Realizing the business potential, the brothers turned the 250-year-old castle into the luxury 70-room Castle Mandawa Hotel. Kesri Singh, 60, gave up a bank job to manage the hotel along with his younger brother, Pradyuman Singh.
Today, it provides the best accommodation in Shekhawati and has become the favorite staging post for exploring the region.
We were happy to restrict ourselves to Mandawa while luxuriating in the comforts of Castle Mandawa Hotel.
After a sweaty tour of the village, it was rewarding to return to our white marble room, which was once the queen’s boudoir, and watch the sun — losing its luminescence with every passing second — dip behind the castle’s battlement.
If You Go…
GETTING THERE: Mandawa is about 155 miles west of India’s capital, New Delhi, which has the closest international airport. It takes about six hours to drive from New Delhi as roads in Rajasthan state are in bad condition. Jhunjhunu is the nearest railhead to Mandawa. Trains run between Jhunhjunu and New Delhi, and between Jhunhjunu and the state capital, Jaipur, 110 miles to the south, where there is a domestic airport.
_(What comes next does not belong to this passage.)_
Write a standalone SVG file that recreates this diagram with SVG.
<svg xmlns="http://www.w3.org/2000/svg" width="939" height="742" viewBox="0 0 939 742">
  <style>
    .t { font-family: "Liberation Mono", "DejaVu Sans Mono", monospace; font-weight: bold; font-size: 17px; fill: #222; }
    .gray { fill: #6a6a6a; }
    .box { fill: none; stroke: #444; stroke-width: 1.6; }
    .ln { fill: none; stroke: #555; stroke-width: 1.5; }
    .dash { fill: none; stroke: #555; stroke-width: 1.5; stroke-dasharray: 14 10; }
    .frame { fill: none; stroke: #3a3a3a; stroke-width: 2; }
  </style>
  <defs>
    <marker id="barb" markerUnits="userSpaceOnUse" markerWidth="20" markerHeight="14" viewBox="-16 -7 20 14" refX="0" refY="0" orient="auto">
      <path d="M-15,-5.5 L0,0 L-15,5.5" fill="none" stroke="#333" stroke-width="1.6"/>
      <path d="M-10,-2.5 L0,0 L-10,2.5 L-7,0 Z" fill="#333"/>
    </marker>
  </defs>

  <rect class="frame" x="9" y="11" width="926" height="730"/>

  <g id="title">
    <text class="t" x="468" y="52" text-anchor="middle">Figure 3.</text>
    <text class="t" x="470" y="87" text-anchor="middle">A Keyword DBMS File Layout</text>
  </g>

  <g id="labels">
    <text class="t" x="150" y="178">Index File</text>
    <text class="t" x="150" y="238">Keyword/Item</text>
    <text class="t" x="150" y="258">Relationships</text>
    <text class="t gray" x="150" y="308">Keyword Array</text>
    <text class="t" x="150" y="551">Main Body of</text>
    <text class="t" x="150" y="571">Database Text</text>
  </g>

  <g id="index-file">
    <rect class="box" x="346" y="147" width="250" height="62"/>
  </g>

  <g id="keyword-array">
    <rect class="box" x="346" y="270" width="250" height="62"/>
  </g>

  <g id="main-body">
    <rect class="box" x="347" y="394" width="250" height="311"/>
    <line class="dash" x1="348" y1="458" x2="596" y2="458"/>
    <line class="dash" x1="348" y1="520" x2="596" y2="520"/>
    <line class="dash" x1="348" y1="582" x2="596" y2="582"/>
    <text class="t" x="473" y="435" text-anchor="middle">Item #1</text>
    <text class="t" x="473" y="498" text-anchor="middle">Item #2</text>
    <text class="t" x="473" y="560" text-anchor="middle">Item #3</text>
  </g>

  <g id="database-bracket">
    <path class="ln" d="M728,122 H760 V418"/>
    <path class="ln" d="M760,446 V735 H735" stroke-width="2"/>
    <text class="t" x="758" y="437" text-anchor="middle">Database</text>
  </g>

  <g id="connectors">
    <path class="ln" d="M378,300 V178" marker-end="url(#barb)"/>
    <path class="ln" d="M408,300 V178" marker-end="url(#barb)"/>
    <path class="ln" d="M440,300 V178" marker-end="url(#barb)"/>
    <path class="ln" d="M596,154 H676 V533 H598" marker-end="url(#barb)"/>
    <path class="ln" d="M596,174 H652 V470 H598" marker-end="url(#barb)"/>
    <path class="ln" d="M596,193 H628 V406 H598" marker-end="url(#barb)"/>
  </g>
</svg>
BEST TIME TO VISIT: October to March, when the weather is coolest before the sizzling desert summer sets in. A bonus is a visit during the Hindu festival of color, Holi, which will be observed March 25 in 2005.
TOURS: Travel agencies in New Delhi and Jaipur organize road tours to the Shekhawati region by air-conditioned SUVs, and arrange accommodation.
ACCOMMODATIONS: The best place to stay in the region is Castle Mandawa Hotel, an 18th century fort of the region’s ruler refurbished as a luxury hotel. Rates are $50 to $100 a night. The descendants of the rulers run the hotel. Call, in Mandawa, (91) 1592-223124; it has no Web site. Another hotel in the town is Hotel Heritage Mandawa.
OTHER TOWNS WORTH VISITING: Fatehpur, Ramgarh, Jhunjunu, Nawalgarh, Mahensar, Sikar, Bissau, Churu, Churi Ajitgarh, Dundlod.
TIPS: Bring mosquito repellent, sturdy footwear, hat and drink lots of water.